México, 13. November 1923
Lieber Adolf!
Ich erhielt Deine lieben Zeilen vom 29. Aug. und hoffe, dass Dir Dein Aufenthalt in Freudenstadt gut getan hat. Herr Krell schrieb mir vor wenigen Tagen, Du habest ihm aufgetragen, mir zu sagen, dass Du mir nächstens schreiben würdest. Hoffentlich lässt Dich das Geschäft bald dazu kommen.
Nun erhalte ich heute einen Brandbrief von meinem Bruder Heinrich, Schillerstr. 27, Ludwigshafen, dem wohl schleunigst geholfen werden muss, denn es muss ihm recht schlecht gehen. Verstehen kann ich es nicht ganz, denn sein Sohn, der jetzt hier ein Speditionsgeschäft hat, sagt mir oft, dass er seine Eltern unterstütze. Mein Bruder meint, er wolle mit seiner Frau und Tochter hierherkommen, was aber in seinem Alter eine gewagte Sache ist. Ich bin sehr gegen solche Versuche, die mehr Verzweiflungsanfälle sind. Ich habe es hin und her überlegt, aber es geht nicht. Gewöhnlich stellen es sich die Leute auch anders vor, als es hier de facto ist und dann kommt die Enttäuschung.
Ich erlaube mir nun, Dich wieder zu piesacken, indem ich Dir anbei einen Check über 50 Dlr sende, mit der Bitte, Dir meinen Bruder kommen zu lassen (ich schrieb ihm, er solle zu Dir fahren) und ihm Geld und/oder Lebensmittel dafür zu geben. Vielleicht kannst Du ihm mal einen Rat geben, was er in seiner Lage tun soll, denn ich kann das leider von hier aus nicht. Sei so gut und sehe mal zu, ob nichts für ihn zu machen ist.

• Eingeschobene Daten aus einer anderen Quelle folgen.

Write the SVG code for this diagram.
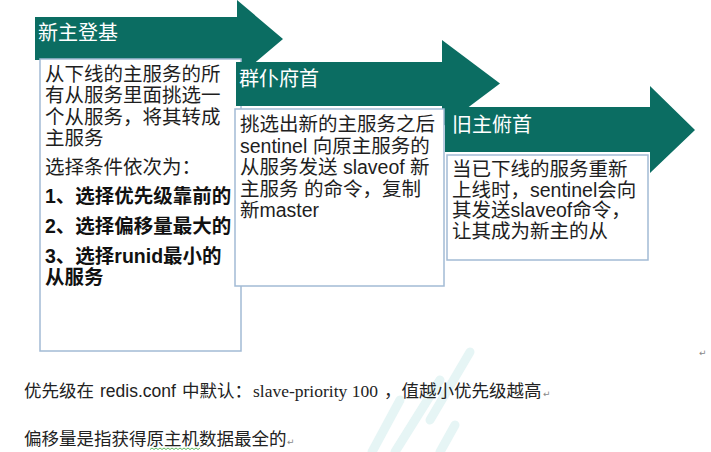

Nach Erhalt Deines Briefes mehr, da ich Heutiges noch mit der Post weg haben möchte und damit keine Zeit verloren wird.
Am 24. heiratet mein Töchterchen. Weiteres im nächsten Brief. Inzwischen vielen Dank im Voraus und beste Grüsse,
auch an Deine Frau und die alten Kollegen von O & C.